[Code that draws figures]
※

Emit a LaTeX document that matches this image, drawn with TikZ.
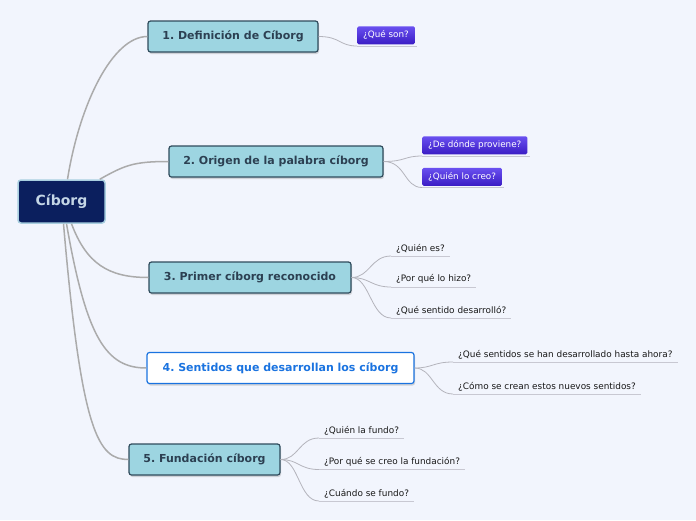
\documentclass[tikz,border=0pt]{standalone}
\usepackage{fontspec}
\setmainfont{DejaVu Sans}
\frenchspacing
\usetikzlibrary{shadows}
\definecolor{bg}{HTML}{F2F5FD}
\definecolor{rootfill}{HTML}{0B1F5E}
\definecolor{rootline}{HTML}{A9CFE0}
\definecolor{roottext}{HTML}{C4D6E6}
\definecolor{topicfill}{HTML}{9DD5E1}
\definecolor{topicline}{HTML}{2F4B5C}
\definecolor{topictext}{HTML}{2C4052}
\definecolor{selblue}{HTML}{1A73E0}
\definecolor{purpA}{HTML}{6A50F0}
\definecolor{purpB}{HTML}{3A1CC4}
\definecolor{mainline}{HTML}{ABABAB}
\definecolor{leafline}{HTML}{B4B4BC}
\definecolor{underl}{HTML}{C8C8D2}
\begin{document}
\begin{tikzpicture}[x=1pt,y=-1pt,
	root/.style={draw=rootline,fill=rootfill,line width=1.5pt,rounded corners=3pt,text=roottext,
		font=\fontsize{14}{16}\selectfont\bfseries,minimum width=87pt,minimum height=43pt},
	topic/.style={draw=topicline,fill=topicfill,line width=1.2pt,rounded corners=2.5pt,text=topictext,
		font=\fontsize{11}{13}\selectfont\bfseries,minimum height=31pt,
		drop shadow={shadow xshift=1pt,shadow yshift=-2pt,opacity=0.3}},
	sel/.style={topic,draw=selblue,fill=white,text=selblue},
	purp/.style={top color=purpA,bottom color=purpB,rounded corners=1.5pt,text=white,
		font=\fontsize{8.8}{10}\selectfont,inner xsep=6pt,minimum height=18pt,anchor=south west},
	leaf/.style={font=\fontsize{8.9}{10}\selectfont,text=black!90,inner xsep=5pt,inner ysep=3pt,anchor=south west},
	mline/.style={draw=mainline,line width=1.5pt},
	lline/.style={draw=leafline,line width=0.8pt},
	uline/.style={draw=underl,line width=1pt}]
	\path[use as bounding box,fill=bg] (0,0) rectangle (696,520);
	% main topics
	\node[root] (C) at (61.5,201.5) {Cíborg};
	\node[topic,minimum width=170pt] (t1) at (233,36.5) {1. Definición de Cíborg};
	\node[topic,minimum width=214pt] (t2) at (276,161.5) {2. Origen de la palabra cíborg};
	\node[topic,minimum width=202pt] (t3) at (250,277.5) {3. Primer cíborg reconocido};
	\node[sel,minimum width=267pt] (t4) at (280.5,368) {4. Sentidos que desarrollan los cíborg};
	\node[topic,minimum width=151pt] (t5) at (204.5,459.5) {5. Fundación cíborg};
	\draw[mline] ([xshift=6pt]C.north) .. controls +(12,-75) and +(-35,0) .. (t1.west);
	\draw[mline] ([xshift=-6pt]C.north east) .. controls +(25,-14) and +(-35,0) .. (t2.west);
	\draw[mline] ([xshift=10pt]C.south) .. controls +(15,40) and +(-40,0) .. (t3.west);
	\draw[mline] ([xshift=5pt]C.south) .. controls +(20,115) and +(-40,0) .. (t4.west);
	\draw[mline] ([xshift=2pt]C.south) .. controls +(18,210) and +(-30,0) .. (t5.west);
	% purple subtopics
	\foreach \p/\n/\x/\y/\t in {t1/a/357/44.5/¿Qué son?, t2/a/422/154.5/¿De dónde proviene?, t2/b/422/186/¿Quién lo creo?}{
		\node[purp] (\p\n) at (\x,\y) {\t};
		\draw[lline] (\p.east) .. controls +(22,0) and +(-18,0) .. ([yshift=-1.5pt]\p\n.south west);
		\draw[uline] ([yshift=-1.5pt]\p\n.south west) -- ([xshift=2pt,yshift=-1.5pt]\p\n.south east);
	}
	% plain subtopics
	\foreach \p/\n/\x/\y/\t in {t3/a/391/256/¿Quién es?, t3/b/391/287/¿Por qué lo hizo?, t3/c/391/318/¿Qué sentido desarrolló?,
		t4/a/453/362/¿Qué sentidos se han desarrollado hasta ahora?, t4/b/453/394/¿Cómo se crean estos nuevos sentidos?,
		t5/a/319/438/¿Quién la fundo?, t5/b/319/469.5/¿Por qué se creo la fundación?, t5/c/319/501/¿Cuándo se fundo?}{
		\node[leaf] (\p\n) at (\x,\y) {\t};
		\draw[lline] (\p.east) .. controls +(18,0) and +(-20,0) .. (\p\n.south west);
		\draw[uline] (\p\n.south west) -- (\p\n.south east);
	}
\end{tikzpicture}
\end{document}
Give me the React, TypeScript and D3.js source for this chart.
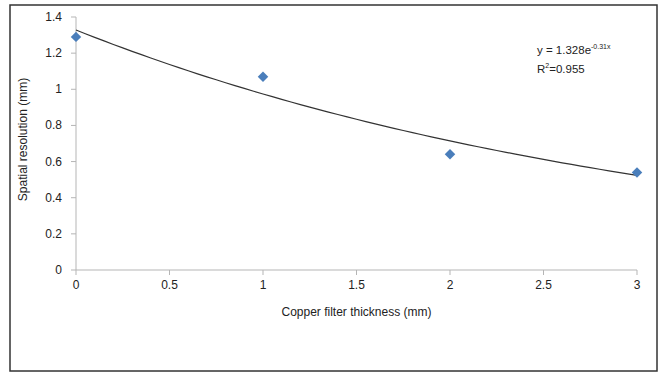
import React from 'react';
import * as d3 from 'd3';

// measured points
const thickness = [0, 1, 2, 3];
const resolution = [1.29, 1.07, 0.64, 0.54];

// exponential fit y = a * e^(b x)
const fitA = 1.328;
const fitB = -0.31;

const xTicks = [0, 0.5, 1, 1.5, 2, 2.5, 3];
const yTicks = [0, 0.2, 0.4, 0.6, 0.8, 1, 1.2, 1.4];

const WIDTH = 659;
const HEIGHT = 374;
const plot = { left: 76, right: 637, top: 17, bottom: 270 };

const font = '"Liberation Sans", Arial, sans-serif';

const App = () => {
  const x = d3.scaleLinear().domain([0, 3]).range([plot.left, plot.right]);
  const y = d3.scaleLinear().domain([0, 1.4]).range([plot.bottom, plot.top]);

  // sample the fitted curve across the domain
  const curveXs = d3.range(0, 3.0001, 0.05);
  const trend = d3.line<number>()
    .x(d => x(d))
    .y(d => y(fitA * Math.exp(fitB * d)))(curveXs);

  const points = thickness.map((t, i) => ({ t, r: resolution[i] }));
  const diamond = d3.symbol().type(d3.symbolDiamond2).size(70)();

  return (
    <div>
      <style>{'body{margin:0}'}</style>
      <svg width={WIDTH} height={HEIGHT} style={{ display: 'block', fontFamily: font }}>
        <rect x={0} y={0} width={WIDTH} height={HEIGHT} fill="#fff" />
        <rect x={10} y={5} width={647} height={366} fill="none" stroke="#333" strokeWidth={1.5} />

        {/* y axis */}
        <line x1={plot.left} x2={plot.left} y1={plot.top} y2={plot.bottom} stroke="#b5b5b5" />
        {yTicks.map(t => (
          <g key={`y-${t}`}>
            <line x1={plot.left - 5} x2={plot.left} y1={y(t)} y2={y(t)} stroke="#b5b5b5" />
            <text x={plot.left - 14} y={y(t) + 4} textAnchor="end" fontSize={12} fill="#222">
              {t}
            </text>
          </g>
        ))}

        {/* x axis */}
        <line x1={plot.left} x2={plot.right} y1={plot.bottom} y2={plot.bottom} stroke="#b5b5b5" />
        {xTicks.map(t => (
          <g key={`x-${t}`}>
            <line x1={x(t)} x2={x(t)} y1={plot.bottom} y2={plot.bottom + 5} stroke="#b5b5b5" />
            <text x={x(t)} y={plot.bottom + 19} textAnchor="middle" fontSize={12} fill="#222">
              {t}
            </text>
          </g>
        ))}

        {/* trend line */}
        <path d={trend || ''} fill="none" stroke="#333" strokeWidth={1.2} />

        {/* data points */}
        {points.map(p => (
          <path
            key={p.t}
            d={diamond || ''}
            transform={`translate(${x(p.t)},${y(p.r)})`}
            fill="#4a7ebb"
          />
        ))}

        {/* equation */}
        <text x={537} y={54} fontSize={11.5} fill="#222">
          y = 1.328e
          <tspan fontSize={7} dy={-5}>-0.31x</tspan>
        </text>
        <text x={537} y={73} fontSize={11.5} fill="#222">
          R<tspan fontSize={7} dy={-5}>2</tspan>
          <tspan dy={5}>=0.955</tspan>
        </text>

        {/* axis titles */}
        <text x={(plot.left + plot.right) / 2} y={316} textAnchor="middle" fontSize={12} fill="#222">
          Copper filter thickness (mm)
        </text>
        <text
          transform={`translate(27, ${(plot.top + plot.bottom) / 2 - 4}) rotate(-90)`}
          textAnchor="middle"
          fontSize={12}
          fill="#222"
        >
          Spatial resolution (mm)
        </text>
      </svg>
    </div>
  );
};

export default App;
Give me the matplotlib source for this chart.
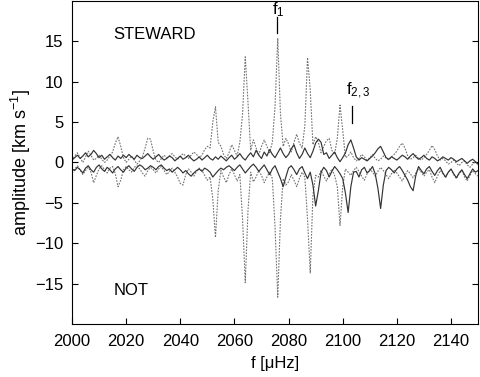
import numpy as np
import matplotlib
matplotlib.use("Agg")
import matplotlib.pyplot as plt

plt.rcParams["font.family"] = ["Liberation Sans", "DejaVu Sans"]
plt.rcParams["mathtext.default"] = "regular"

# frequency grid [uHz], 1 uHz steps
freq = np.arange(2000, 2151)

# STEWARD spectrum (solid, positive side)
steward_solid = [
    0.3, 0.6, 0.9, 0.5, 0.8, 1.2, 0.7, 1.0, 1.5, 1.1,
    0.6, 0.9, 0.4, 0.7, 1.0, 0.6, 0.3, 0.8, 0.5, 0.9,
    0.6, 1.0, 0.7, 0.4, 0.9, 0.6, 0.5, 0.8, 1.1, 0.7,
    0.4, 0.7, 1.0, 0.6, 0.3, 0.5, 0.8, 0.6, 0.2, 0.5,
    0.8, 0.4, 0.6, 0.9, 0.5, 0.2, 0.4, 0.7, 0.3, 0.6,
    0.9, 0.5, 0.3, 0.7, 0.4, 0.8, 0.5, 0.2, 0.6, 0.9,
    0.4, 0.7, 1.1, 0.6, 0.3, 0.8, 1.2, 0.7, 1.5, 0.9,
    0.5, 1.3, 0.8, 1.6, 1.0, 0.6, 1.2, 1.8, 1.1, 0.6,
    1.0, 1.7, 2.2, 1.2, 0.5, 1.0, 1.8, 1.1, 0.6, 1.4,
    2.4, 2.9, 2.5, 1.0, 1.2, 0.5, 0.9, 1.3, 0.6, 0.1,
    0.6, 1.2, 2.2, 2.8, 1.8, 0.7, 0.3, 0.6, 0.4, 0.2,
    0.5, 0.8, 1.2, 1.7, 2.0, 1.3, 0.6, 0.4, 0.7, 0.5,
    0.3, 0.6, 0.9, 0.7, 0.4, 0.8, 1.1, 0.7, 0.4, 0.6,
    0.9, 0.5, 0.3, 0.7, 0.5, 0.2, 0.4, 0.7, 0.5, 0.3,
    0.6, 0.4, 0.1, 0.3, 0.5, 0.2, -0.1, 0.2, 0.4, 0.1,
    -0.2,
]

# STEWARD window (dotted, positive side)
steward_dotted = [
    0.2, 0.8, 1.2, 0.6, 0.0, 0.7, 1.4, 0.9, 0.3, 0.5,
    0.9, 0.4, 0.0, 0.3, 0.8, 1.3, 2.4, 3.2, 2.0, 0.6,
    0.0, 0.4, 0.8, 0.3, -0.2, 0.2, 0.7, 1.8, 3.0, 2.9,
    1.4, 0.3, 0.0, 0.5, 0.9, 0.6, 0.8, 1.1, 0.7, 0.4,
    0.7, 1.1, 0.8, 0.5, 0.9, 1.3, 1.0, 0.6, 0.9, 1.6,
    2.0, 1.8, 5.0, 6.9, 2.5, 2.0, 1.0, 0.5, 1.2, 2.2,
    1.5, 0.8, 2.5, 6.0, 13.1, 7.5, 1.5, 2.8, 1.8, 1.0,
    2.0, 2.8, 2.0, 1.2, 2.5, 7.0, 15.4, 6.0, 2.0, 3.0,
    2.3, 1.3, 2.5, 3.5, 2.4, 1.8, 4.5, 13.0, 9.0, 2.2,
    3.2, 2.5, 1.2, 2.0, 2.7, 3.0, 1.5, 1.0, 3.0, 7.1,
    4.0, 0.6, 0.8, 1.3, 0.6, 0.2, 0.5, 1.0, 0.7, 0.3,
    0.6, 1.0, 0.5, 0.2, 0.4, 0.8, 0.6, 0.3, 0.7, 1.0,
    1.4, 2.0, 2.4, 1.8, 0.8, 0.4, 0.6, 0.9, 0.5, 0.3,
    0.6, 1.0, 1.5, 2.1, 1.6, 0.8, 0.3, 0.5, 0.2, -0.2,
    0.0, 0.3, -0.1, -0.4, 0.0, 0.2, -0.3, -0.6, -0.2, 0.1,
    -0.3,
]

# NOT spectrum (solid, mirrored to negative side)
not_solid = [
    -0.8, -1.0, -0.6, -0.9, -1.3, -0.7, -0.4, -0.9, -1.2, -0.6,
    -0.3, -0.8, -1.1, -0.6, -0.9, -1.3, -0.8, -0.5, -0.9, -1.2,
    -0.7, -0.4, -0.8, -1.1, -0.6, -0.3, -0.5, -0.9, -0.7, -0.4,
    -0.6, -0.9, -0.5, -0.3, -0.7, -1.0, -0.8, -1.2, -0.9, -0.6,
    -0.9, -1.3, -1.0, -1.4, -1.7, -1.3, -1.0, -0.8, -1.1, -0.7,
    -0.9, -1.2, -1.8, -1.4, -1.0, -0.7, -0.9, -0.6, -0.4, -0.7,
    -1.0, -0.6, -0.3, -0.8, -1.3, -0.9, -0.5, -0.2, -0.6, -1.1,
    -0.7, -0.3, -0.9, -1.5, -0.8, -0.4, -1.2, -2.0, -3.0, -1.8,
    -0.7, -0.4, -0.9, -1.5, -0.8, -0.5, -1.3, -2.0, -1.2, -2.8,
    -5.4, -3.5, -1.2, -0.6, -1.0, -1.8, -1.1, -0.5, -0.9, -1.4,
    -2.0, -3.8, -6.2, -3.0, -1.2, -1.1, -1.8, -0.9, -0.6, -1.3,
    -1.0, -0.5, -1.4, -3.2, -5.7, -2.8, -1.0, -0.6, -0.9, -1.3,
    -0.8, -0.5, -1.0, -1.6, -2.2, -3.0, -3.5, -1.6, -0.5, -1.0,
    -1.4, -0.8, -0.5, -1.1, -1.6, -1.0, -0.6, -1.3, -1.8, -1.2,
    -0.8, -1.4, -1.9, -1.3, -0.9, -1.5, -2.0, -1.4, -0.8, -1.2,
    -1.0,
]

# NOT window (dotted, mirrored to negative side)
not_dotted = [
    -1.3, -0.8, -0.4, -0.9, -1.5, -1.0, -0.6, -1.2, -2.5, -1.6,
    -0.8, -0.4, -0.9, -1.3, -0.7, -0.5, -1.4, -3.0, -2.2, -0.9,
    -0.5, -0.9, -1.2, -0.6, -0.4, -0.8, -1.3, -1.7, -1.0, -0.6,
    -0.9, -1.3, -0.8, -0.5, -1.0, -1.5, -1.1, -0.7, -1.2, -1.8,
    -2.6, -2.8, -1.5, -0.8, -1.2, -1.7, -1.1, -0.7, -1.0, -1.6,
    -2.2, -1.8, -4.5, -9.3, -3.5, -1.0, -1.8, -2.5, -1.5, -0.8,
    -1.5, -2.3, -1.5, -7.0, -14.9, -6.0, -1.2, -2.4, -1.8, -1.0,
    -1.6, -2.5, -1.8, -1.2, -2.0, -8.0, -16.7, -7.0, -2.0, -2.8,
    -2.4, -1.5, -2.2, -3.0, -2.0, -1.2, -1.8, -7.0, -13.7, -4.0,
    -1.6, -1.8, -1.0, -1.7, -2.3, -1.5, -0.8, -1.6, -3.0, -7.8,
    -3.0, -0.8, -1.2, -1.6, -1.0, -0.6, -1.1, -1.7, -2.2, -1.4,
    -0.8, -1.2, -1.7, -1.1, -0.6, -1.0, -1.5, -2.0, -1.4, -0.9,
    -1.3, -1.8, -2.3, -1.6, -1.0, -1.4, -1.9, -1.3, -0.8, -1.2,
    -1.7, -1.2, -0.9, -1.8, -2.5, -1.7, -1.0, -1.4, -1.9, -1.2,
    -0.9, -1.5, -2.0, -1.4, -1.0, -1.8, -2.3, -1.6, -1.0, -1.4,
    -1.7,
]

# identified frequencies: label, tick position, tick bottom/top, label x/y
marks = [
    ("f$_1$", 2075.6, 16.1, 18.0, 2074.0, 18.9),
    ("f$_{2,3}$", 2103.3, 4.9, 7.0, 2101.3, 8.9),
]

xticks = list(range(2000, 2141, 20))
yticks = [-15, -10, -5, 0, 5, 10, 15]

fig = plt.figure(figsize=(4.8, 3.77), dpi=100)
ax = fig.add_axes([0.15, 0.141, 0.846, 0.856])

dot_style = dict(color="0.45", lw=0.8, ls=(0, (1.5, 1.2)))
ax.plot(freq, steward_dotted, **dot_style)
ax.plot(freq, not_dotted, **dot_style)
ax.plot(freq, steward_solid, color="0.2", lw=0.85)
ax.plot(freq, not_solid, color="0.2", lw=0.85)

for label, f, lo, hi, tx, ty in marks:
    ax.plot([f, f], [lo, hi], color="black", lw=0.9)
    ax.text(tx, ty, label, ha="left", va="center", fontsize=12)

ax.text(2030.4, 15.9, "STEWARD", ha="center", va="center", fontsize=12)
ax.text(2021.7, -15.9, "NOT", ha="center", va="center", fontsize=12)

ax.set_xlim(2000, 2150)
ax.set_ylim(-20, 20)
ax.set_xticks(xticks)
ax.set_yticks(yticks)
ax.tick_params(direction="in", labelsize=12, length=4, right=True, top=False)
ax.tick_params(axis="x", pad=7)
ax.tick_params(axis="y", pad=6)
ax.set_xlabel("f [μHz]", fontsize=12, labelpad=5)
ax.set_ylabel("amplitude [km s$^{-1}$]", fontsize=13, labelpad=2)

fig.savefig("out.png", dpi=100)
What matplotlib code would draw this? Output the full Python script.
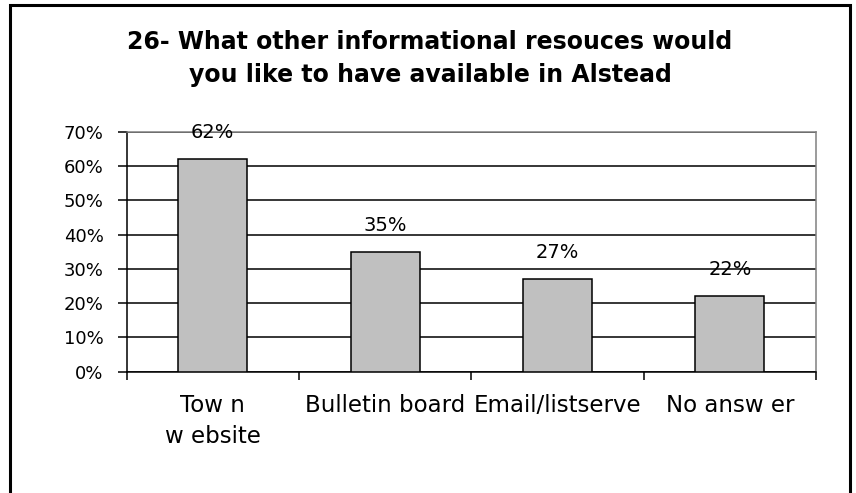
import matplotlib
matplotlib.use("Agg")
import matplotlib.pyplot as plt
from matplotlib.patches import Rectangle

# DejaVu is wide enough to match the stretched Excel text
plt.rcParams['font.family'] = ['DejaVu Sans']

# chart data
categories = ["Tow n\nw ebsite", "Bulletin board", "Email/listserve", "No answ er"]
values = [62, 35, 27, 22]
y_ticks = [0, 10, 20, 30, 40, 50, 60, 70]
title_lines = ["26- What other informational resouces would",
               "you like to have available in Alstead"]

W, H = 856, 493
fig = plt.figure(figsize=(W / 100, H / 100), dpi=100)

# outer chart border (bottom edge runs off the picture)
fig.patches.append(Rectangle((10 / W, -0.05), 840 / W, 1 - 5 / H + 0.05,
                             transform=fig.transFigure, fill=False,
                             edgecolor="black", linewidth=2.2))

# title
fig.text(430 / W, 1 - 49 / H, title_lines[0], ha="center", va="baseline",
         fontsize=17, fontweight="bold")
fig.text(430 / W, 1 - 82 / H, title_lines[1], ha="center", va="baseline",
         fontsize=17, fontweight="bold")

ax = fig.add_axes([126.5 / W, 1 - 371.7 / H, (816 - 126.5) / W, (371.7 - 131.7) / H])

centers = [i + 0.5 for i in range(len(categories))]
bars = ax.bar(centers, values, width=0.4, color="#C0C0C0", edgecolor="black",
              linewidth=1.1, zorder=3)

for c, v in zip(centers, values):
    ax.annotate(f"{v}%", (c, v), xytext=(0, 15), textcoords="offset points",
                ha="center", va="baseline", fontsize=14, zorder=4)

ax.set_xlim(0, len(categories))
ax.set_ylim(0, 70)
ax.set_yticks(y_ticks)
ax.set_yticklabels([f"{t}%" for t in y_ticks], fontsize=13)
ax.tick_params(axis="y", length=6.5, width=1.1, pad=10)

# tick marks at category boundaries, labels in the middle
ax.set_xticks(range(len(categories) + 1))
ax.set_xticklabels([])
ax.set_xticks(centers, minor=True)
ax.set_xticklabels(categories, minor=True, fontsize=16.5, linespacing=1.45)
ax.tick_params(axis="x", which="major", length=6, width=1.1)
ax.tick_params(axis="x", which="minor", length=0, pad=16)

ax.yaxis.grid(True, color="black", linewidth=1.1, zorder=0)
ax.set_axisbelow(True)
ax.spines["left"].set_linewidth(1.1)
ax.spines["bottom"].set_linewidth(1.1)
ax.spines["top"].set_color("#808080")
ax.spines["right"].set_color("#808080")
ax.spines["top"].set_linewidth(1.1)
ax.spines["right"].set_linewidth(1.1)

fig.savefig("out.png", dpi=100)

※

Exercise task — Among the records above, locate the line containing "Give me the React, TypeScript" and the line containing "Math.exp(fitB * d)))(curveXs);", then transcribe exactly the lines starting at the first and ending at the second, with no pictures.

Answer to the task —
Give me the React, TypeScript and D3.js source for this chart.
import React from 'react';
import * as d3 from 'd3';

// measured points
const thickness = [0, 1, 2, 3];
const resolution = [1.29, 1.07, 0.64, 0.54];

// exponential fit y = a * e^(b x)
const fitA = 1.328;
const fitB = -0.31;

const xTicks = [0, 0.5, 1, 1.5, 2, 2.5, 3];
const yTicks = [0, 0.2, 0.4, 0.6, 0.8, 1, 1.2, 1.4];

const WIDTH = 659;
const HEIGHT = 374;
const plot = { left: 76, right: 637, top: 17, bottom: 270 };

const font = '"Liberation Sans", Arial, sans-serif';

const App = () => {
  const x = d3.scaleLinear().domain([0, 3]).range([plot.left, plot.right]);
  const y = d3.scaleLinear().domain([0, 1.4]).range([plot.bottom, plot.top]);

  // sample the fitted curve across the domain
  const curveXs = d3.range(0, 3.0001, 0.05);
  const trend = d3.line<number>()
    .x(d => x(d))
    .y(d => y(fitA * Math.exp(fitB * d)))(curveXs);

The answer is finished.